# Research: Number Theory Number theory is one of the oldest research areas in pure mathematics. It is concerned with the study of integers (in particular prime numbers) and generalizations thereof. In the last 30 years number theory has found many applications, especially in cryptography. The members of the number theory group at UNCG work in several areas of number theory, including algebraic, analytic, and computational number theory and modular forms.

### Algebraic Number Theory

Algebraic numbers were first studied in a systematic way by Gauss and Kummer in order to formulate and prove the laws of higher reciprocity in number theory.
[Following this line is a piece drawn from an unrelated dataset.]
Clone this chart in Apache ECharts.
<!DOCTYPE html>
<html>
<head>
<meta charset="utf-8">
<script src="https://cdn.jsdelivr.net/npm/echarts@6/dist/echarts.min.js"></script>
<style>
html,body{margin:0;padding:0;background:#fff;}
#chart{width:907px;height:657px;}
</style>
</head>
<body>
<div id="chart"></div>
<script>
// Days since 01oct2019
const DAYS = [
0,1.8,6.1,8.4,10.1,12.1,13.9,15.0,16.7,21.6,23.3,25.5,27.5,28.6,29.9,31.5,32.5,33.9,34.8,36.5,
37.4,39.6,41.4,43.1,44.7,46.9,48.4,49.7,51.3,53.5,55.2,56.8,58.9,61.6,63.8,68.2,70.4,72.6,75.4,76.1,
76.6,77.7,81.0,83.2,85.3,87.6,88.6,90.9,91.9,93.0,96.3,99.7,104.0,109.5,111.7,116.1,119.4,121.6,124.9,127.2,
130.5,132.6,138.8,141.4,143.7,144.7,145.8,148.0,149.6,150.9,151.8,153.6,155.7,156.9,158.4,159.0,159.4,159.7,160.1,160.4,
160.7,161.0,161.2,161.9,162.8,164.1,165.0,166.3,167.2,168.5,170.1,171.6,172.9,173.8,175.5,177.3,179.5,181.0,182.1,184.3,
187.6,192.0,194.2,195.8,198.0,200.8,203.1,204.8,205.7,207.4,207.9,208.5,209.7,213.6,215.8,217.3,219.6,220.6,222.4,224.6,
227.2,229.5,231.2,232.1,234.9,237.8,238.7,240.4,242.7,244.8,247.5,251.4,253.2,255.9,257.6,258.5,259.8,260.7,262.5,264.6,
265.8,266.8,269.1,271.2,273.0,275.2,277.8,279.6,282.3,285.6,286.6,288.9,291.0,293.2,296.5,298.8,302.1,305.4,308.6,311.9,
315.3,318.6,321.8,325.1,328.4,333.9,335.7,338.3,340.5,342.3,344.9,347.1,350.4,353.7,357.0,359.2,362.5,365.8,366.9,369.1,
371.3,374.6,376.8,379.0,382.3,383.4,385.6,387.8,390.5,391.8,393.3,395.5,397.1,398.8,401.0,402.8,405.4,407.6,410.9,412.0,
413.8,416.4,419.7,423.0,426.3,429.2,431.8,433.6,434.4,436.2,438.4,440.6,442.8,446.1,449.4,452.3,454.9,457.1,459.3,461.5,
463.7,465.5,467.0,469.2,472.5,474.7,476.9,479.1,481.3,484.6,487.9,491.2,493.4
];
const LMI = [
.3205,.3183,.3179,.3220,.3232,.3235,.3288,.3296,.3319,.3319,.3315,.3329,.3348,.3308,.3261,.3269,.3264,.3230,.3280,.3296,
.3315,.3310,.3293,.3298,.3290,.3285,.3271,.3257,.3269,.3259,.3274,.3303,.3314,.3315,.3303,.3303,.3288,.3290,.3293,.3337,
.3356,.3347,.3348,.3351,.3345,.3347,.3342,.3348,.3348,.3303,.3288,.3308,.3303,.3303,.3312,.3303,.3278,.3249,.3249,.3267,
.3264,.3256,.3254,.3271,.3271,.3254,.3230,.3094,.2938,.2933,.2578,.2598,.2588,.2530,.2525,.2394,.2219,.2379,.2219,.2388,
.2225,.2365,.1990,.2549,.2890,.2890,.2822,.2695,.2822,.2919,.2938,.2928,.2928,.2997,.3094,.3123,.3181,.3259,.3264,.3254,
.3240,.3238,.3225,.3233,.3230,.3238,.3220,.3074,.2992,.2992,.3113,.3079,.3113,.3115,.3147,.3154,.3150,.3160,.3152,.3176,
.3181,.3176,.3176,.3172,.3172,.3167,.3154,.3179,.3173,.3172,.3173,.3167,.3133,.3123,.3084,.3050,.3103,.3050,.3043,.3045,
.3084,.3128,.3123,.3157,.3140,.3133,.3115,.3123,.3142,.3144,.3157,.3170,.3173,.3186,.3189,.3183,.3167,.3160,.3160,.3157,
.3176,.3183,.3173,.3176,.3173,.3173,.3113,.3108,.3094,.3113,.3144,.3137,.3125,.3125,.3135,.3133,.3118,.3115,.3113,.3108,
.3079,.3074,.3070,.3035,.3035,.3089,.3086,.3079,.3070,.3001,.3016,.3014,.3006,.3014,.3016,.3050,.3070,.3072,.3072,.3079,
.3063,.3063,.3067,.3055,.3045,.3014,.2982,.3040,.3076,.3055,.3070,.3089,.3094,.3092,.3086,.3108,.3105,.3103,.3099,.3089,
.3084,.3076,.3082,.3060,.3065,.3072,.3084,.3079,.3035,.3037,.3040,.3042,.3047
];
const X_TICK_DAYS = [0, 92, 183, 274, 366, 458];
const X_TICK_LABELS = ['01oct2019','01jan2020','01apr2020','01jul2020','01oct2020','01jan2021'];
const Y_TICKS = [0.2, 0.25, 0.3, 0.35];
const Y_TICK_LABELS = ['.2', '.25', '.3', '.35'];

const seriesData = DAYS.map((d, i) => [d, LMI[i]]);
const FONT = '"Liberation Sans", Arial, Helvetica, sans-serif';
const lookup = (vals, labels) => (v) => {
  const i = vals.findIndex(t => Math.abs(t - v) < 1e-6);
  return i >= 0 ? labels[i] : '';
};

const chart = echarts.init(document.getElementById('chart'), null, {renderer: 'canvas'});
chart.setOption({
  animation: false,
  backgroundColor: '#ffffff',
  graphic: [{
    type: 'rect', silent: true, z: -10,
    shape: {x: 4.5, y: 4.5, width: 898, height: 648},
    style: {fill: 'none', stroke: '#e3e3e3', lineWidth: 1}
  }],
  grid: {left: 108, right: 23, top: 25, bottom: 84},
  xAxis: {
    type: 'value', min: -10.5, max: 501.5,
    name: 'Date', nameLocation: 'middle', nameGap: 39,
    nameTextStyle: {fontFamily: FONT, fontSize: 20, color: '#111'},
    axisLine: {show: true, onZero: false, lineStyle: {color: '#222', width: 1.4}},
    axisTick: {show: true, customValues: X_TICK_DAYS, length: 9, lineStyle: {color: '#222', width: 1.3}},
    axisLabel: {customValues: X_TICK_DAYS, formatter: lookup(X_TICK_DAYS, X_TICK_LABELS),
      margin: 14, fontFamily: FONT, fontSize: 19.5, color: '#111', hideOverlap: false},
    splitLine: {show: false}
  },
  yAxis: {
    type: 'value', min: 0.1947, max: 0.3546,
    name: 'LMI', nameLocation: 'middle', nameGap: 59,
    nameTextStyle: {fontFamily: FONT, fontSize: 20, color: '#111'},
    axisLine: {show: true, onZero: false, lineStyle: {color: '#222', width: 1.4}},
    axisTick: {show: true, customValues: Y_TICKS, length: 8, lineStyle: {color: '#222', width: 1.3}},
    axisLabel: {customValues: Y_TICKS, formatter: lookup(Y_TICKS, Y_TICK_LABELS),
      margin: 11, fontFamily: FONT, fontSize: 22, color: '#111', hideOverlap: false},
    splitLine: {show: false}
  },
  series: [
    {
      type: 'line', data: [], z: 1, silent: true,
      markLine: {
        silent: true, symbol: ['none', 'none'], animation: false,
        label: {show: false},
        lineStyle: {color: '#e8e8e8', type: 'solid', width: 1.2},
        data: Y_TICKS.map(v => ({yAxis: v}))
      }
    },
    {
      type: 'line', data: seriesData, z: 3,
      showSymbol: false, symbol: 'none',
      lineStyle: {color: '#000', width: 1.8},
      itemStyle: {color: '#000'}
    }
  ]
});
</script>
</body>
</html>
The study of algebraic number theory for its own sake, and for its connections to such areas as algebraic geometry and cryptography, forms a vast domain of current research.

### Analytic Number Theory

Analytic Number Theory is a branch of number theory that employs methods and techniques from Complex Analysis in order to solve problems concerning arithmetic properties of integers and the distribution of prime numbers. Originating in the work of Euler, Dirichlet, and Riemann, today its main topics of interest are usually divided into the Multiplicative, Additive, and Probabilistic branches. The Prime Number Theorem (1896) is it’s central result, while the Goldbach Conjecture (1742) and the Riemann Hypothesis (1859) are its most famous open problems.

### Computational Number Theory

This area of number theory deals with developing algorithms for explicit computation of the objects under consideration and the implementation of these algorithms. Using these methods, abstract objects are better understood and many new examples can be found. These can then be used to further develop the theory.

### Modular Forms

Modular forms are special functions that satisfy many internal symmetries associated to a group of isometries of the hyperbolic plane. The theory of modular forms was first developed in connection with the theory of elliptic functions in the first part of the 19th century. They show up in many different areas of mathematics, revealing connections that are still not well understood.